The company’s twin-tail, moderately swept-wing trainer with a tricycle landing gear and step-tandem cockpit is powered by the Williams International FJ44-4M, a 3,600-lb.-thrust-class engine chosen by the Aero Vodochody L-39NG and Leonardo/
Alenia Aermacchi M-345 High-Efficiency Trainer. Williams certified the engine in 2010 for the light business jet market, providing a cruise speed of up to 450 kt. over a 2,000-nm range with 5,000 flight hours between overhauls.
It was chosen as the Freedom Trainer offering due to its relatively inexpensive procurement and sustainment costs as well as fuel efficiency, with the company saying it can buy two Williams engines for half the cost of one high-power military turbofan.
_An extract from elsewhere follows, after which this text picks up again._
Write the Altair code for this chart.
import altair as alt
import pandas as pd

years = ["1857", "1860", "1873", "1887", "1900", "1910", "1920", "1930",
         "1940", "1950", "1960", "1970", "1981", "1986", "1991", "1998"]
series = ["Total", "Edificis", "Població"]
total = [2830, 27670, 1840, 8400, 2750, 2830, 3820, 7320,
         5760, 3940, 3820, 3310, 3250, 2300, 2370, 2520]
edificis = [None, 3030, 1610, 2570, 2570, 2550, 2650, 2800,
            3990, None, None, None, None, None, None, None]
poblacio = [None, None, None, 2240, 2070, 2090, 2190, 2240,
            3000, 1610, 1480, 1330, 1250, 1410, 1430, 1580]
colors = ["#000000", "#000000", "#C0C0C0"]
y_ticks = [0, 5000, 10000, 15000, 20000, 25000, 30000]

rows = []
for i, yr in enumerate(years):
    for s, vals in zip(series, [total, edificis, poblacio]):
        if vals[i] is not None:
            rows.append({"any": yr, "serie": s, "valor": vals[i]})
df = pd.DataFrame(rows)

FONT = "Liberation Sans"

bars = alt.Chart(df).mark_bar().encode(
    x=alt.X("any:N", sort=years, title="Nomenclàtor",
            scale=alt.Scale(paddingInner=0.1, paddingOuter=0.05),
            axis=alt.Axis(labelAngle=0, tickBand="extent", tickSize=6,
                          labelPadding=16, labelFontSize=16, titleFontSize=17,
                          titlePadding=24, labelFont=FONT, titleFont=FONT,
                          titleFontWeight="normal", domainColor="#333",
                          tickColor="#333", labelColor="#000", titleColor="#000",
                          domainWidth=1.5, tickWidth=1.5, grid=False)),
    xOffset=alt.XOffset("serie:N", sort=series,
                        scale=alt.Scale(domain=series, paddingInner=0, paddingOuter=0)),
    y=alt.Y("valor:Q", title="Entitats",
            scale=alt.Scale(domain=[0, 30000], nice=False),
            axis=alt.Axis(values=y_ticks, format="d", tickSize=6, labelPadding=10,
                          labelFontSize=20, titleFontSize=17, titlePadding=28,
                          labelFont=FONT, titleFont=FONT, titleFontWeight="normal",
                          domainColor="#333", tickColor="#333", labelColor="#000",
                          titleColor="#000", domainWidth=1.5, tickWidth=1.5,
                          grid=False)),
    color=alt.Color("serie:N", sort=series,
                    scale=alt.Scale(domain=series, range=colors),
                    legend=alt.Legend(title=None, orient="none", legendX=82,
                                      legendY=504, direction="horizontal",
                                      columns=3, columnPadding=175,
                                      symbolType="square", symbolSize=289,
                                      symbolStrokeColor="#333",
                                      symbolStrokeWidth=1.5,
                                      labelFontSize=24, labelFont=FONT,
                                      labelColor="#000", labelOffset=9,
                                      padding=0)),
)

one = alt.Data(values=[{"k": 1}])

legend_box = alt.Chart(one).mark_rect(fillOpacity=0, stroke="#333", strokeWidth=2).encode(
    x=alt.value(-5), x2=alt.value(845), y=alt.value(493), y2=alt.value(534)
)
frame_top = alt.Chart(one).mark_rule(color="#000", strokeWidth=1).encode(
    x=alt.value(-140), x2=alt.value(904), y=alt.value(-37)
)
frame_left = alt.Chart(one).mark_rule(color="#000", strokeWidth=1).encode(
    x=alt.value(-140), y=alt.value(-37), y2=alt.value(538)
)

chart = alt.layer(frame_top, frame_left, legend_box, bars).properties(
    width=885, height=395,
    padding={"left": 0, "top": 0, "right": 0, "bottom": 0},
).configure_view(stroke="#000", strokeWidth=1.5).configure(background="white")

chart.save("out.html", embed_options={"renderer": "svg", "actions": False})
SNC/TAI’s proposal is for a purely a fly-by-wire trainer, seeming to leave little design margin for secondary light-attack or aggressor roles. Instead, the aircraft digitally replicates radar intercepts, precision-guided munition drops and the use of targeting pods. The aircraft is no larger than the
GE J85-5-powered T-38 and consumes 30% less fuel, allowing weight reductions across the board to boost high subsonic performance at lower thrust levels.
“We’re focusing on open architecture and lowest total ownership cost,” one company executive explains. The Freedom Trainer also is designed to fully comply with the Air Force’s Open Mission System standards to prevent “vendor-lock,” even though that requirement was dropped.
“We did not want to drive costly design/redesign into systems that may otherwise meet the objective requirement,” an Air Force Life Cycle Management Center official says. SNC believes buying into any proprietary systems will drive up costs later.